Bugün “anlayana sivrisinek saz” babından “yorumsuz” diyerek, başa gelen,
yaşanan felaketlere bakma, ders alma nasıl olacak?
Ders
almak için ne yapmak gerek?
Nasıl
bakmak gerek?
Anlamak
istemeyenlere davul zurna çalar misali yazıp durmayalım, boşa zaman
harcamayalım! İki kıssa yapalım.
*
Önce:
Cenab-ı Allah’ın, Kur’an-ı Kerim, Nisâ suresi
79’uncu ayette nasıl buyurduğuna bakalım:
“Sana gelen iyilik Allah’tandır. Başına gelen
kötülük ise nefsindedir.”
Yani
felâketler karşısında; “Ne yapalım
Allah’tan” deyip de sıyrılmak yok. Aklını nefsine emanet eylemenin cezasını
çekmek var. Hem dünyada hem ahirette…
*
Sonra:
Hünkar
Hacı Bektaş Veli’ye akıl ile kulak kulak verelim:
“Hararet nardadır, sacda değildir,
Kerâmet baştadır, taçta değildir,
Her ne arar ise kendinde ara,
Kudüs’te, Mekke’de, Hac’da değildir.”
Yani; suçu
ve suçluyu arama işi için, önce aynanın karşısına geçilecek.

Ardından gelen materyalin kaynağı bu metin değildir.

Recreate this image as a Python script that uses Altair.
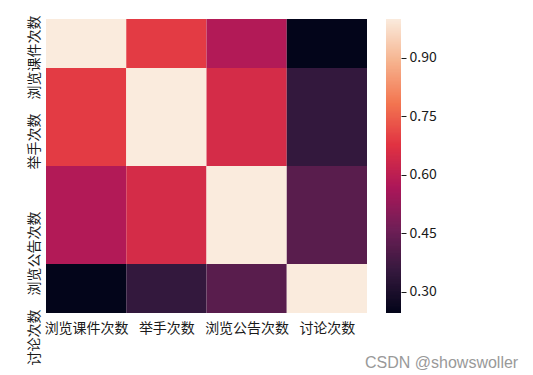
import altair as alt
import numpy as np
import pandas as pd

# ---- data -------------------------------------------------------------
labels = ["浏览课件次数", "举手次数", "浏览公告次数", "讨论次数"]
row0 = [1.00, 0.69, 0.58, 0.246]
row1 = [0.69, 1.00, 0.65, 0.35]
row2 = [0.58, 0.65, 1.00, 0.42]
row3 = [0.246, 0.35, 0.42, 1.00]
matrix = [row0, row1, row2, row3]
colorbar_ticks = [0.30, 0.45, 0.60, 0.75, 0.90]
rocket = ["#03051a", "#35193e", "#701f57", "#ad1759",
          "#e13342", "#f37651", "#f6b48f", "#faebdd"]
watermark = "CSDN @showswoller"

# ---- tables -------------------------------------------------------------
records = []
for r, row in enumerate(matrix):
    for c, v in enumerate(row):
        records.append({"row": r, "row_end": r + 1, "col": c, "col_end": c + 1, "value": v})
df = pd.DataFrame(records)

vmin = min(min(r) for r in matrix)
vmax = max(max(r) for r in matrix)

# colour-bar gradient strips (overlapping slightly so no seams show)
steps = np.linspace(vmin, vmax, 256)
step = steps[1] - steps[0]
cb = pd.DataFrame({"lo": steps[:-1]})
cb["hi"] = np.minimum(cb["lo"] + 2 * step, vmax)
cb["mid"] = cb["lo"] + step / 2

color_scale = alt.Scale(domain=[vmin, vmax], range=rocket, interpolate="rgb")

label_js = "[" + ",".join("'" + l + "'" for l in labels) + "]"
label_expr = label_js + "[floor(datum.value)]"
tick_pos = [i + 0.5 for i in range(len(labels))]

FONT = "Noto Sans CJK SC"
TXT = "#1a1a1a"

heat = alt.Chart(df).mark_rect(clip=True).encode(
    x=alt.X("col:Q",
            scale=alt.Scale(domain=[0, len(labels)], nice=False, zero=False),
            axis=alt.Axis(values=tick_pos, labelExpr=label_expr, title=None,
                          ticks=False, domain=False, grid=False, labelAngle=0,
                          labelPadding=8, labelFontSize=14, labelFont=FONT,
                          labelColor=TXT, labelFlush=False, labelOverlap=False)),
    x2="col_end:Q",
    y=alt.Y("row:Q",
            scale=alt.Scale(domain=[0.5, len(labels) - 0.5], nice=False, zero=False, reverse=True),
            axis=alt.Axis(values=tick_pos, labelExpr=label_expr, title=None,
                          ticks=False, domain=False, grid=False, labelAngle=270,
                          labelAlign="right", labelBaseline="bottom", labelOffset=-4,
                          labelPadding=5, labelFontSize=14, labelFont=FONT,
                          labelColor=TXT, labelFlush=False, labelOverlap=False)),
    y2="row_end:Q",
    color=alt.Color("value:Q", scale=color_scale, legend=None),
).properties(width=321, height=294)

bar = alt.Chart(cb).mark_rect(clip=True).encode(
    y=alt.Y("lo:Q",
            scale=alt.Scale(domain=[vmin, vmax], nice=False, zero=False),
            axis=alt.Axis(orient="right", values=colorbar_ticks, format=".2f",
                          title=None, domain=False, grid=False, ticks=True,
                          tickSize=5, tickColor=TXT, tickWidth=1,
                          labelPadding=3, labelFontSize=14, labelFont=FONT,
                          labelColor=TXT, labelFlush=False, labelOverlap=False)),
    y2="hi:Q",
    color=alt.Color("mid:Q", scale=color_scale, legend=None),
    order=alt.Order("lo:Q"),
).properties(width=15, height=294)

chart = alt.hconcat(heat, bar, spacing=19).resolve_scale(
    x="independent", y="independent", color="independent"
).properties(
    title=alt.TitleParams(watermark, orient="bottom", anchor="end", frame="bounds",
                          fontSize=16, font="Liberation Sans", color="#999999",
                          fontWeight="normal", dx=82, dy=-14),
    padding={"left": 27, "top": 15, "right": 5, "bottom": 5},
).configure_view(strokeWidth=0)

chart.save("out.html", embed_options={"renderer": "svg", "actions": False})
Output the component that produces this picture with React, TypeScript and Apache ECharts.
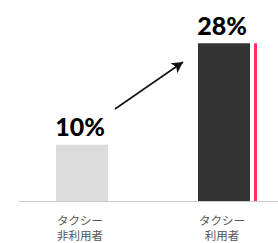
import React, { useEffect, useRef } from "react";
import * as echarts from "echarts";

const categories = ["タクシー\n非利用者", "タクシー\n利用者"];
const shareValues = [10, 28];
const accentValues: (number | null)[] = [null, 28];
const barColors = ["#dcdcdc", "#333333"];

export default function App() {
  const ref = useRef<HTMLDivElement>(null);
  useEffect(() => {
    if (!ref.current) return;
    const chart = echarts.init(ref.current, undefined, { renderer: "svg" });
    const gap = "7.69%";
    chart.setOption({
      animation: false,
      grid: { left: 19, width: 284, top: 32, height: 169, outerBoundsMode: "none", containLabel: false },
      xAxis: {
        type: "category",
        data: categories,
        axisLine: { show: true, lineStyle: { color: "#cccccc", width: 1 } },
        axisTick: { show: false },
        axisLabel: {
          color: "#555555",
          fontSize: 11.5,
          lineHeight: 15,
          margin: 11,
          padding: [0, 20, 0, 0],
          fontFamily: "Noto Sans CJK JP",
        },
      },
      yAxis: {
        type: "value",
        min: 0,
        max: 30,
        show: false,
        splitLine: { show: false },
      },
      series: [
        {
          type: "bar",
          barWidth: 52,
          barGap: gap,
          data: shareValues.map((v, i) => ({ value: v, itemStyle: { color: barColors[i] } })),
          label: {
            show: true,
            position: "top",
            distance: 6,
            offset: [-2, 0],
            formatter: "{c}%",
            color: "#000000",
            fontSize: 25,
            fontWeight: 900,
            fontFamily: "Lato",
          },
          markLine: {
            silent: true,
            symbol: ["none", "arrow"],
            symbolSize: [9, 11],
            label: { show: false },
            lineStyle: { color: "#111111", width: 1.6, type: "solid" },
            data: [[{ x: 115, y: 109 }, { x: 183, y: 62 }]],
          },
        },
        {
          type: "bar",
          barWidth: 3,
          barGap: gap,
          data: accentValues,
          itemStyle: { color: "#ff3355" },
        },
        {
          type: "bar",
          barWidth: 8.77,
          barGap: gap,
          data: [null, null],
          itemStyle: { color: "transparent" },
        },
      ],
    });
    return () => chart.dispose();
  }, []);
  return <div ref={ref} style={{ width: 278, height: 243, position: "absolute", left: 0, top: 0 }} />;
}
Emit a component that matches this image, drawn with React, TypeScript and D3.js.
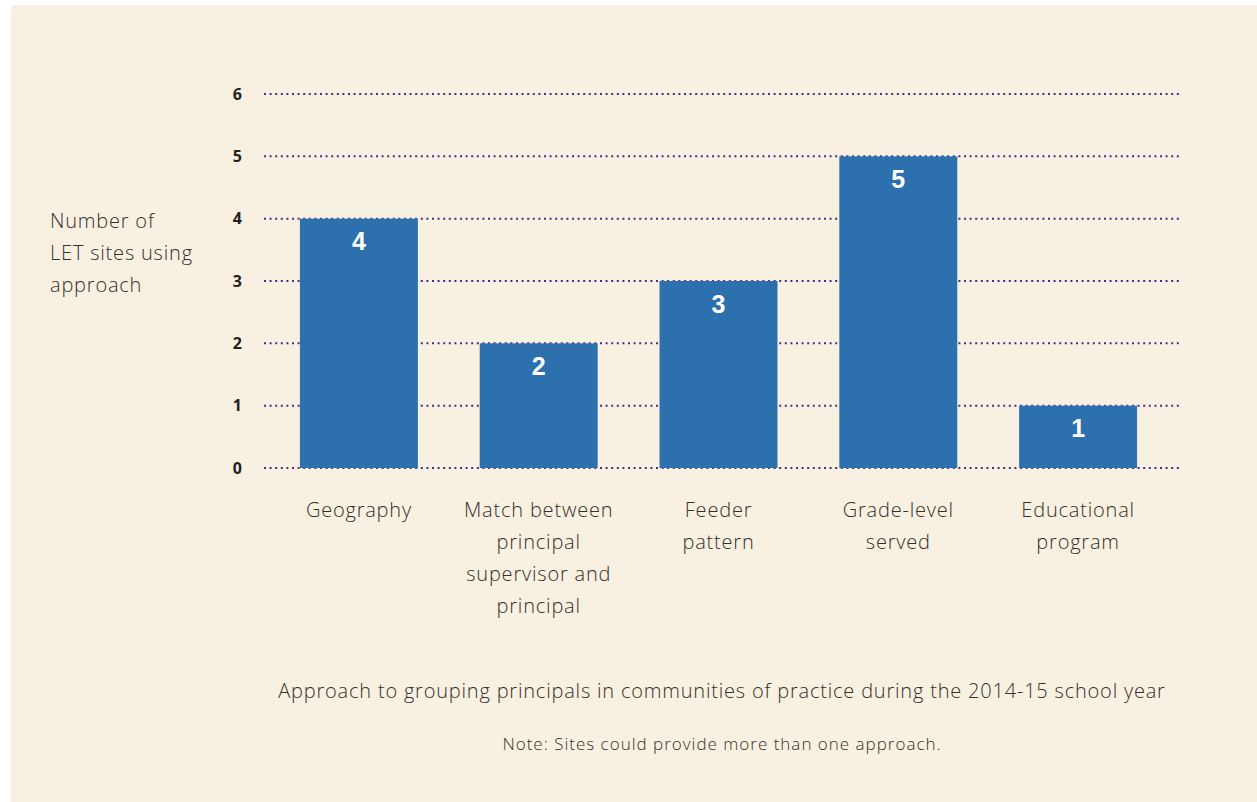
import React from "react";
import * as d3 from "d3";

const categories: string[][] = [
  ["Geography"],
  ["Match between", "principal", "supervisor and", "principal"],
  ["Feeder", "pattern"],
  ["Grade-level", "served"],
  ["Educational", "program"],
];
const values: number[] = [4, 2, 3, 5, 1];
const yTicks: number[] = [0, 1, 2, 3, 4, 5, 6];
const yLabel: string[] = ["Number of", "LET sites using", "approach"];
const xTitle = "Approach to grouping principals in communities of practice during the 2014-15 school year";
const note = "Note: Sites could provide more than one approach.";

const W = 1257;
const H = 802;
const FONT = "'Open Sans', sans-serif";
const TXT = "#35302c";

export default function App() {
  const x = d3
    .scaleBand<number>()
    .domain(values.map((_, i) => i))
    .range([269, 1168])
    .paddingInner(0.344)
    .paddingOuter(0.172);
  const y = d3.scaleLinear().domain([0, 6]).range([468, 94]);

  const body = {
    fontFamily: FONT,
    fontWeight: 300,
    fontSize: 20,
    letterSpacing: 0.8,
    fill: TXT,
  } as const;

  return (
    <svg
      width={W}
      height={H}
      style={{ position: "absolute", left: 0, top: 0 }}
    >
      <rect x={11} y={5} width={W - 11} height={H - 5} fill="#f8f0e0" />
      {yTicks.map((t) => (
        <g key={t}>
          <line
            x1={264}
            x2={1181}
            y1={y(t)}
            y2={y(t)}
            stroke="#4a2a90"
            strokeWidth={2}
            strokeDasharray="2 3.6"
          />
          <text
            x={242}
            y={y(t)}
            dy="0.35em"
            textAnchor="end"
            fontFamily={FONT}
            fontWeight="bold"
            fontSize={16}
            fill="#222"
          >
            {t}
          </text>
        </g>
      ))}
      {values.map((v, i) => (
        <g key={i}>
          <rect
            x={x(i)}
            y={y(v)}
            width={x.bandwidth()}
            height={y(0) - y(v)}
            fill="#2c70ad"
          />
          <text
            x={(x(i) as number) + x.bandwidth() / 2}
            y={y(v) + 23}
            dy="0.35em"
            textAnchor="middle"
            fontFamily="'Liberation Sans', Arial, sans-serif"
            fontWeight="bold"
            fontSize={25}
            fill="#ffffff"
          >
            {v}
          </text>
          {categories[i].map((line, j) => (
            <text
              key={j}
              x={(x(i) as number) + x.bandwidth() / 2}
              y={510 + j * 32}
              dy="0.35em"
              textAnchor="middle"
              {...body}
            >
              {line}
            </text>
          ))}
        </g>
      ))}
      {yLabel.map((line, j) => (
        <text key={j} x={50} y={221 + j * 32} dy="0.35em" {...body}>
          {line}
        </text>
      ))}
      <text x={722} y={691} dy="0.35em" textAnchor="middle" {...body}>
        {xTitle}
      </text>
      <text
        x={722}
        y={744}
        dy="0.35em"
        textAnchor="middle"
        {...body}
        fontSize={17}
        letterSpacing={1}
      >
        {note}
      </text>
    </svg>
  );
}
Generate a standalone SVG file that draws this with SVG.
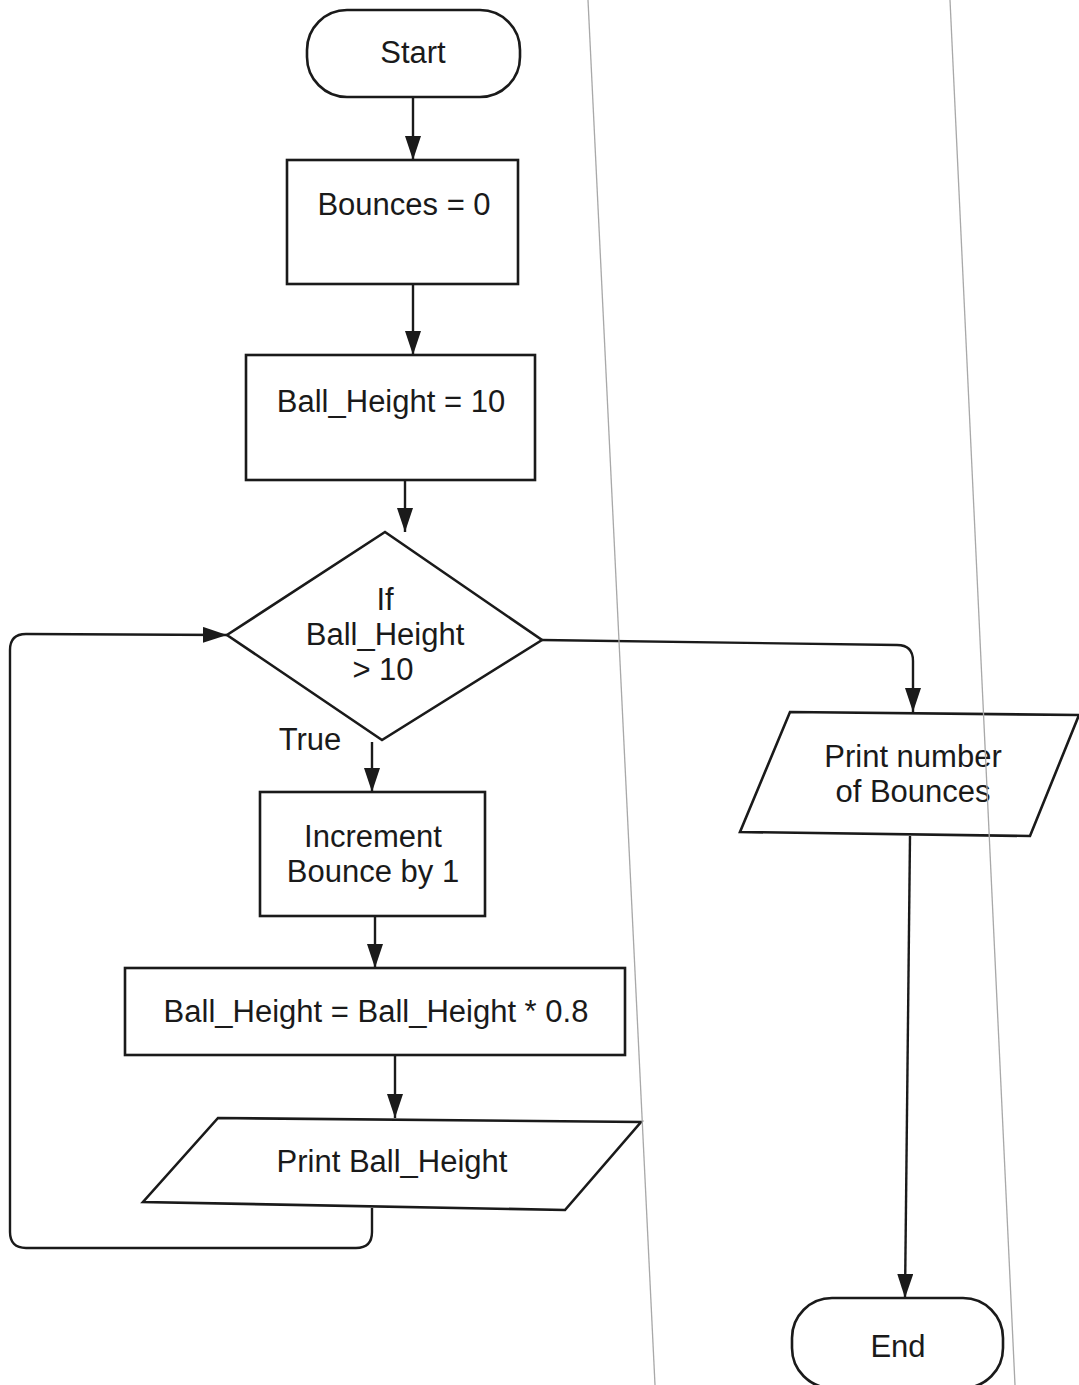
<svg xmlns="http://www.w3.org/2000/svg" width="1079" height="1385" viewBox="0 0 1079 1385">
<style>
.shape{fill:#fff;stroke:#1a1a1a;stroke-width:2.6}
.conn{fill:none;stroke:#1a1a1a;stroke-width:2.4}
.t{font-family:"Liberation Sans",Arial,sans-serif;font-size:31px;fill:#1a1a1a;text-anchor:middle}
.fold{stroke:#a8a8a8;stroke-width:1.3;fill:none}
</style>
<defs>
<marker id="ah" viewBox="0 0 24 16" refX="24" refY="8" markerWidth="24" markerHeight="16" markerUnits="userSpaceOnUse" orient="auto">
<path d="M0,0 L24,8 L0,16 z" fill="#1a1a1a"/>
</marker>
</defs>
<rect width="1079" height="1385" fill="#fff"/>
<g id="connectors">
<path class="conn" d="M413,97 L413,160" marker-end="url(#ah)"/>
<path class="conn" d="M413,284 L413,355" marker-end="url(#ah)"/>
<path class="conn" d="M405,480 L405,532" marker-end="url(#ah)"/>
<path class="conn" d="M372,742 L372,792" marker-end="url(#ah)"/>
<path class="conn" d="M375,916 L375,968" marker-end="url(#ah)"/>
<path class="conn" d="M395,1055 L395,1118" marker-end="url(#ah)"/>
<path class="conn" d="M372,1208 L372,1232 Q372,1248 356,1248 L26,1248 Q10,1248 10,1232 L10,650 Q10,634 26,634 L227,635" marker-end="url(#ah)"/>
<path class="conn" d="M542,640 L897,645 Q913,645 913,661 L913,712" marker-end="url(#ah)"/>
<path class="conn" d="M910,836 L905,1298" marker-end="url(#ah)"/>
</g>
<g id="start">
<rect class="shape" x="307" y="10" width="213" height="87" rx="40" ry="40"/>
<text class="t" x="413" y="63">Start</text>
</g>
<g id="bounces-init">
<rect class="shape" x="287" y="160" width="231" height="124"/>
<text class="t" x="404" y="215">Bounces = 0</text>
</g>
<g id="height-init">
<rect class="shape" x="246" y="355" width="289" height="125"/>
<text class="t" x="391" y="412">Ball_Height = 10</text>
</g>
<g id="decision">
<polygon class="shape" points="385,532 542,640 382,740 227,635"/>
<text class="t" x="385" y="610">If</text>
<text class="t" x="385" y="645">Ball_Height</text>
<text class="t" x="383" y="680">&gt; 10</text>
<text class="t" x="310" y="750">True</text>
</g>
<g id="increment">
<rect class="shape" x="260" y="792" width="225" height="124"/>
<text class="t" x="373" y="847">Increment</text>
<text class="t" x="373" y="882">Bounce by 1</text>
</g>
<g id="height-update">
<rect class="shape" x="125" y="968" width="500" height="87"/>
<text class="t" x="376" y="1022">Ball_Height = Ball_Height * 0.8</text>
</g>
<g id="print-height">
<polygon class="shape" points="218,1118 641,1122 565,1210 143,1202"/>
<text class="t" x="392" y="1172">Print Ball_Height</text>
</g>
<g id="print-bounces">
<polygon class="shape" points="790,712 1079,715 1030,836 740,832"/>
<text class="t" x="913" y="767">Print number</text>
<text class="t" x="913" y="802">of Bounces</text>
</g>
<g id="end">
<rect class="shape" x="792" y="1298" width="211" height="90" rx="40" ry="40"/>
<text class="t" x="898" y="1357">End</text>
</g>
<g id="fold-lines">
<path class="fold" d="M588,0 L655,1385"/>
<path class="fold" d="M950,0 L1015,1385"/>
</g>
</svg>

10 BALIKÇIYA BARINAK YAPAMAYANLAR!
Hiç
uzatmasın, evelemesin, gevelemesinler!
Arsin’de
ekmeğini taştan daha beter olan denizden çıkaran topu topu 10 balıkçıya, eski
yerinde barınak yapmaktan imtina edenler, kaçanlar, hatta bunu gereksiz
bulanlar külliyen dünya hayatı için suç, ahiret için ise günah işlemektedirler.
ÇAY YERİNE ZEHİR İÇİLMESİ
KİMSENİN UMURUNDA DEĞİL!
Artık
“koyun kaval dinler gibi” diye yazmak bile zor geliyor!
Çünkü bu
kadar, böylesine bir yanlışı koyunlara anlatsak, eminim ki dört ayaklı
dostlarım bile anlarlar da, “Bize
hakaret eyleme” diye itiraz ederlerdi!
Sudan
sonra en çok içilen çayın büyük kısmının sağlığa zararlı taklit ve tağşiş
boyalı olarak imal edilenlerden olduğunu yazdıkça yazdık, ama ne anlayan, ne de
görevini yapan var.
Demek
istediğim o ki, “5 dakikada tavşan kanı
dem” denilerek çay ile uzaktan yakından ilgisi olmayan boyalı çöpler
ahaliye zehir niyetine (!) bile bile
içiriliyor! Devlet-i Ali’ye de seyrediyor.